On a separate note, I’d also like to recommend the 1986 Merchant-Ivory film version of “A Room With A View” with Helena Bonham-Carter. I saw it after finishing the book and, while the experience was nothing compared to the joy of reading it, it’s a rare, lovely adaptation. I particularly enjoyed Daniel Day Lewis’ portrayal of an impossibly priggish character — spot on with Forster’s description. But, of course, read the book first!

4 Responses

  1. [...] Pre-WWI city. I think I first really wondered about these guides when I read E.M. Forster’s  Room with a View.   I followed Lucy Honeychurch’s journey through Florence and her need for and then abandonment [...]

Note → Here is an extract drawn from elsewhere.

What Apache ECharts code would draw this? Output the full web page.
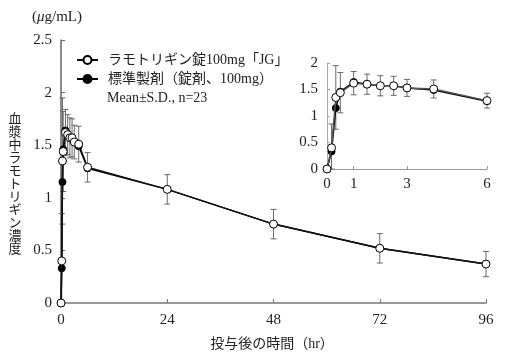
<!DOCTYPE html>
<html><head><meta charset="utf-8">
<script src="https://cdn.jsdelivr.net/npm/echarts@6/dist/echarts.min.js"></script>
<style>html,body{margin:0;padding:0;background:#fff}#c{width:508px;height:360px}</style>
</head><body><div id="c"></div>
<script>
const times = [0, 0.17, 0.33, 0.5, 1, 1.5, 2, 2.5, 3, 4, 6, 24, 48, 72, 96];
const jgMean = [0, 0.40, 1.35, 1.44, 1.62, 1.60, 1.57, 1.57, 1.53, 1.51, 1.29, 1.08, 0.75, 0.52, 0.37];
const jgSD = [0, 0.45, 0.60, 0.38, 0.22, 0.19, 0.19, 0.18, 0.16, 0.17, 0.14, 0.14, 0.14, 0.14, 0.12];
const refMean = [0, 0.33, 1.15, 1.46, 1.64, 1.60, 1.57, 1.57, 1.53, 1.49, 1.28, 1.08, 0.75, 0.52, 0.37];
const seriesNames = ['ラモトリギン錠100mg「JG」', '標準製剤（錠剤、100mg）'];
const mainXTicks = [0, 24, 48, 72, 96];
const insetXTicks = [0, 1, 3, 6];
const insetMaxT = 6;
const yTitle = '血漿中ラモトリギン濃度';

const FONT = '"Liberation Serif", "Noto Sans CJK JP", serif';
const jgData = times.map((t, i) => [t, jgMean[i]]);
const refData = times.map((t, i) => [t, refMean[i]]);
const errData = times.map((t, i) => [t, Math.max(0, jgMean[i] - jgSD[i]), jgMean[i] + jgSD[i]]);
const inset = arr => arr.filter(d => d[0] <= insetMaxT);

function errRender(params, api) {
  const x = api.value(0), lo = api.value(1), hi = api.value(2);
  if (hi - lo <= 0) return;
  const p1 = api.coord([x, hi]), p2 = api.coord([x, lo]);
  const w = 3, st = {stroke: '#6a6a6a', lineWidth: 1};
  return {type: 'group', children: [
    {type: 'line', shape: {x1: p1[0], y1: p1[1], x2: p2[0], y2: p2[1]}, style: st},
    {type: 'line', shape: {x1: p1[0]-w, y1: p1[1], x2: p1[0]+w, y2: p1[1]}, style: st},
    {type: 'line', shape: {x1: p2[0]-w, y1: p2[1], x2: p2[0]+w, y2: p2[1]}, style: st}
  ]};
}

const titleChars = yTitle.split('').map((ch, i) => ({
  type: 'text', x: 15, y: 118 + i * 13,
  style: {text: ch, fill: '#222', fontFamily: '"Noto Sans CJK JP"', fontSize: 13,
          align: 'center', verticalAlign: 'middle'}
}));

const axisLbl = {color: '#222', fontFamily: FONT, fontSize: 15};
const chart = echarts.init(document.getElementById('c'));
chart.setOption({
  animation: false,
  grid: [
    {left: 61, right: 22, top: 40, bottom: 57},
    {left: 327, width: 160, top: 63, height: 106}
  ],
  xAxis: [
    {gridIndex: 0, type: 'value', min: 0, max: 96, interval: 24,
     axisLine: {lineStyle: {color: '#777', width: 1.5}},
     axisTick: {inside: true, length: 4, lineStyle: {color: '#777'}},
     axisLabel: Object.assign({margin: 10, customValues: mainXTicks}, axisLbl),
     splitLine: {show: false}},
    {gridIndex: 1, type: 'value', min: 0, max: 6, interval: 1,
     axisLine: {lineStyle: {color: '#999', width: 1}},
     axisTick: {inside: true, length: 3, customValues: insetXTicks, lineStyle: {color: '#999'}},
     axisLabel: Object.assign({margin: 8, customValues: insetXTicks}, axisLbl),
     splitLine: {show: false}}
  ],
  yAxis: [
    {gridIndex: 0, type: 'value', min: 0, max: 2.5, interval: 0.5,
     axisLine: {show: true, lineStyle: {color: '#666', width: 1.5}},
     axisTick: {show: true, inside: true, length: 4, lineStyle: {color: '#666'}},
     axisLabel: Object.assign({margin: 9}, axisLbl),
     splitLine: {show: false}},
    {gridIndex: 1, type: 'value', min: 0, max: 2, interval: 0.5,
     axisLine: {show: true, lineStyle: {color: '#aaa', width: 1}},
     axisTick: {show: true, inside: true, length: 3, lineStyle: {color: '#aaa'}},
     axisLabel: Object.assign({margin: 9}, axisLbl),
     splitLine: {show: false}}
  ],
  legend: {
    left: 76, top: 52, orient: 'vertical', itemWidth: 21, itemHeight: 10, itemGap: 3, padding: 0,
    data: seriesNames,
    textStyle: {color: '#222', fontFamily: FONT, fontSize: 14, lineHeight: 16, padding: [0, 0, 0, 5]}
  },
  series: [
    {type: 'custom', xAxisIndex: 0, yAxisIndex: 0, renderItem: errRender, data: errData, z: 1, silent: true},
    {name: seriesNames[1], type: 'line', xAxisIndex: 0, yAxisIndex: 0, data: refData, z: 2,
     symbol: 'circle', symbolSize: 7, showAllSymbol: true,
     lineStyle: {color: '#000', width: 1.5}, itemStyle: {color: '#000', borderColor: '#000', borderWidth: 1}},
    {name: seriesNames[0], type: 'line', xAxisIndex: 0, yAxisIndex: 0, data: jgData, z: 3,
     symbol: 'circle', symbolSize: 8, showAllSymbol: true,
     lineStyle: {color: '#111', width: 1.5}, itemStyle: {color: '#fff', borderColor: '#000', borderWidth: 1}},
    {type: 'custom', xAxisIndex: 1, yAxisIndex: 1, renderItem: errRender, data: inset(errData), z: 1, silent: true},
    {name: seriesNames[1], type: 'line', xAxisIndex: 1, yAxisIndex: 1, data: inset(refData), z: 2,
     symbol: 'circle', symbolSize: 7, showAllSymbol: true,
     lineStyle: {color: '#000', width: 1.5}, itemStyle: {color: '#000', borderColor: '#000', borderWidth: 1}},
    {name: seriesNames[0], type: 'line', xAxisIndex: 1, yAxisIndex: 1, data: inset(jgData), z: 3,
     symbol: 'circle', symbolSize: 8, showAllSymbol: true,
     lineStyle: {color: '#555', width: 1.5}, itemStyle: {color: '#fff', borderColor: '#000', borderWidth: 1}}
  ],
  graphic: [
    {type: 'text', x: 107, y: 98, style: {text: 'Mean±S.D., n=23', fill: '#222',
      fontFamily: FONT, fontSize: 14, verticalAlign: 'middle'}},
    {type: 'text', x: 32, y: 17, style: {
      text: '({i|μ}g/mL)', fill: '#222', fontFamily: FONT, fontSize: 15, verticalAlign: 'middle',
      rich: {i: {fontStyle: 'italic', fontFamily: FONT, fontSize: 15, fill: '#222'}}}},
    {type: 'text', x: 272, y: 344, style: {
      text: '投与後の時間（hr）', fill: '#222', fontFamily: FONT, fontSize: 14, align: 'center', verticalAlign: 'middle'}}
  ].concat(titleChars)
});
</script></body></html>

  2. Anna Chakravarti says:

    I thoroughly enjoyed reading your review, and it made me want to reread “A Room with a View”. You have described a beautiful, meaningful adventure, and I hope that you will continue to have many more such adventures, and continue, also, to share your thoughts about them with others. Thank you for your thoughtful comments!

  3. Michael says:

    Wonderful to see that the Stamford Advocate has a blog like “Bookends” – there is still hope for the power of newspapers and the written word…. And this blog entry in particular that is dedicated to one of the great pieces of English literature is so beautifully written…. it gives me renewed faith that America is not a country of morons. Thank you Olivia Just… the Stamford Adovate should be proud to have you as a writer and employee… Keep it coming !!!!!

  4. Christina Haskin says:

    There is nothing more delicious than an old fashioned love story
    to indulge in on summer afternoons. I intend to revisit the book and film. Thanks for the delicious review.